Sugar Land
Book Feature - Sugar Land by tammy lynne stoner
HBL Note: This book sounds…heartbreaking. Like it might be an ugly-cry-in-public sort of situation. So I recommend if you choose to read this one that it might be one you keep by your nightstand rather than taking it out to a coffee shop. It is about a forbidden love between two women and an unlikely friendship between an inmate and prison worker. I have my fingers crossed that this book has a happy ending…please let Miss Dara be okay with who she is and who she loves.
From the publisher:
Sugar Land is a southern fried novel about love, Lead Belly, and liberation. According to a starred Kirkus Review, Sugar Land "is a postcard of small-town Texas life from Prohibition through civil rights, tracing the treatment and awareness of gay people through these decades. The love child of Fannie Flagg and Rita Mae Brown… [a] ravishing debut.”

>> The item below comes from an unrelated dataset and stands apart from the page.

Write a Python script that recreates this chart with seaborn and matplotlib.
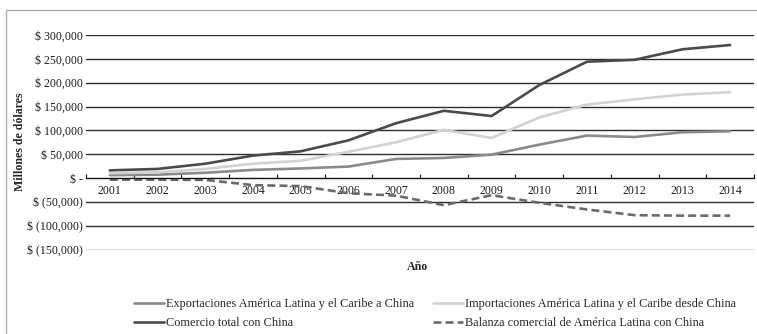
import matplotlib
matplotlib.use("Agg")
import matplotlib.pyplot as plt
import matplotlib.patches as mpatches
from matplotlib.ticker import FixedLocator, FuncFormatter
import seaborn as sns
import pandas as pd

years = [str(y) for y in range(2001, 2015)]
exportaciones = [6, 7, 11, 17, 20, 24, 40, 42, 49, 70, 89, 86, 96, 98]
importaciones = [10, 12, 19, 30, 36, 55, 75, 101, 84, 127, 154, 165, 175, 180]
comercio_total = [16, 19, 30, 47, 56, 79, 115, 141, 130, 195, 244, 248, 270, 279]
balanza = [-3.5, -3.5, -4, -15, -17, -32, -37, -57, -36, -52, -66, -78, -79, -79]

labels = [
    "Exportaciones América Latina y el Caribe a China",
    "Comercio total con China",
    "Importaciones América Latina y el Caribe desde China",
    "Balanza comercial de América Latina con China",
]

sns.set_theme(style="white")
plt.rcParams["font.family"] = ["Liberation Serif", "DejaVu Serif"]

FS = 8.6

fig = plt.figure(figsize=(7.57, 3.34), dpi=100)
ax = fig.add_axes([86 / 757, 1 - 249.5 / 334, (754 - 86) / 757, (249.5 - 35) / 334])

x = list(range(len(years)))
df = pd.DataFrame({"x": x,
                   "exp": [v * 1000 for v in exportaciones],
                   "imp": [v * 1000 for v in importaciones],
                   "tot": [v * 1000 for v in comercio_total],
                   "bal": [v * 1000 for v in balanza]})

lw = 1.9
sns.lineplot(data=df, x="x", y="exp", ax=ax, color="#8a8a8a", lw=lw, label=labels[0])
sns.lineplot(data=df, x="x", y="tot", ax=ax, color="#4a4a4a", lw=lw, label=labels[1])
sns.lineplot(data=df, x="x", y="imp", ax=ax, color="#d2d2d2", lw=lw, label=labels[2])
sns.lineplot(data=df, x="x", y="bal", ax=ax, color="#6a6a6a", lw=lw, label=labels[3],
             linestyle=(0, (3, 1.6)))

ax.set_xlim(-0.5, len(years) - 0.5)
ax.set_ylim(-150000, 300000)

# horizontal gridlines
yt = list(range(-150000, 300001, 50000))
for v in yt:
    if v != 0:
        ax.axhline(v, color="#2e2e2e", lw=1.0, zorder=0)

def money(v, pos):
    if v == 0:
        return "$ -"
    if v < 0:
        return "$ ({:,.0f})".format(-v)
    return "$ {:,.0f}".format(v)

ax.yaxis.set_major_locator(FixedLocator(yt))
ax.yaxis.set_major_formatter(FuncFormatter(money))
ax.tick_params(axis="y", length=0, pad=2, labelsize=FS, colors="#1e1e1e")

for s in ["top", "right", "left"]:
    ax.spines[s].set_visible(False)
ax.spines["bottom"].set_position(("data", 0))
ax.spines["bottom"].set_color("#111111")
ax.spines["bottom"].set_linewidth(1.0)

ax.set_xticks(x)
ax.set_xticklabels(years)
ax.set_xticks([i - 0.5 for i in range(len(years) + 1)], minor=True)
ax.tick_params(axis="x", which="major", length=0, pad=5, labelsize=FS, colors="#1e1e1e")
ax.tick_params(axis="x", which="minor", direction="in", length=3, width=0.8,
               color="#111111", bottom=True)

ax.set_xlabel("")
ax.set_ylabel("")
fig.text(20 / 757, 1 - 142 / 334, "Millones de dólares", rotation=90,
         ha="center", va="center", fontsize=FS, fontweight="bold")
fig.text(418 / 757, 1 - 267 / 334, "Año", ha="center", va="center",
         fontsize=FS, fontweight="bold")

leg = ax.legend(loc="upper left", bbox_to_anchor=(129 / 757, 1 - 293 / 334),
                bbox_transform=fig.transFigure, ncol=2, frameon=False,
                fontsize=8.8, handlelength=2.5, handletextpad=0.1,
                columnspacing=1.55, labelspacing=0.62, borderaxespad=0)

# outer frame
fig.patches.append(mpatches.Rectangle((6 / 757, -0.05), 1.1, 1 - 10 / 334 + 0.05,
                                      transform=fig.transFigure, fill=False,
                                      edgecolor="#b0b0b0", lw=1.0))

fig.savefig("out.png", dpi=100)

It’s 1923 in Midland, Texas, and Miss Dara falls in love with her best friend―who also happens to be a girl. Terrified, Miss Dara takes a job at the Imperial State Prison Farm for men. Once there, she befriends inmate and soon-to-be legendary blues singer Lead Belly, who sings his way out (true story)―but only after he makes her promise to free herself from her own prison. Sugar Land is a triumphant, beautiful novel about the heart’s refusal to be denied what the heart wants.